With all the attention the '90s have gotten from the fashion community for the past several seasons, we forgot how fun the '80s were. Having only spent about a year of that decade alive, I'm referring more to pop culture's depiction of it, and it appears that we're going to start dressing like that again soon based on Isabel Marant's fall 2016 collection (Lanvin went there too, as did a few other designers, though more subtly). As upbeat '80s hits played in the elegant Place Colette near the Palais-Royal, attendees forgot all about the gloomy weather outside. Marant seemed set on making this show a fun one.

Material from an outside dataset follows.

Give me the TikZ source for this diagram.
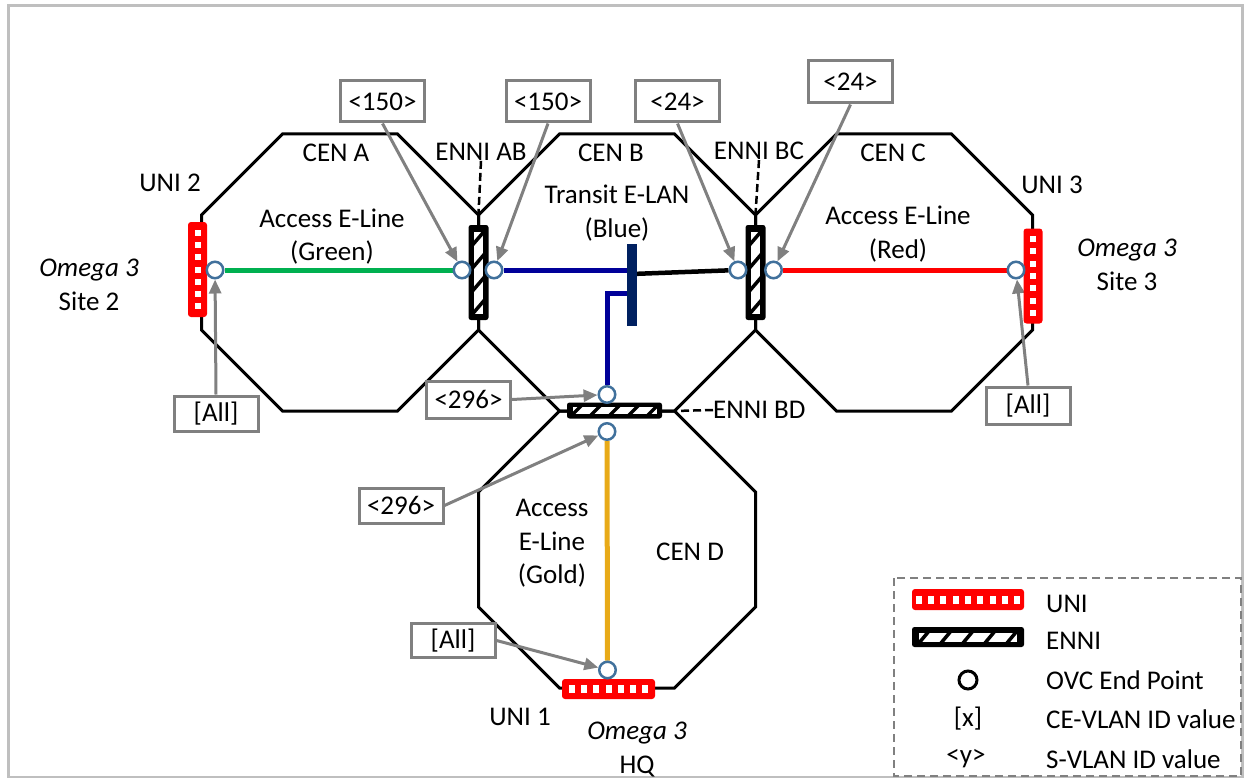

The '80s can be a tricky inspiration point to execute, but Marant did it the right way — without much of the tackiness that's often associated with that era of fashion. Hair was teased just the right amount, and several models' bouncy curls had me rethinking my decision to straighten my own. Plus, the fact that this was a fall collection helped keep things classy: patent leather miniskirts and pants were tastefully paired with wool knits and/or oversized, ankle-length coats. Preppy sweaters were layered over button-downs and Victorian-style blouses. Animal prints were balanced out by somber grays and plaids. Ruffly, partly sheer, black silk dresses looked romantic and luxurious while evoking an '80s dance club vibe.

A few of the bolder pieces, like a long, bright red patent leather coat with a studded belt or a shiny, red, skintight satin jumpsuit with a gigantic bow on one shoulder, won't be for everyone, but there were plenty of wearable pieces with commercial appeal. I'm also willing to bet that even for those of us who can't afford Isabel Marant, her '80s influence will still find a way into our wardrobes in the coming year. The designer does have a way of knowing just how women want to dress, after all.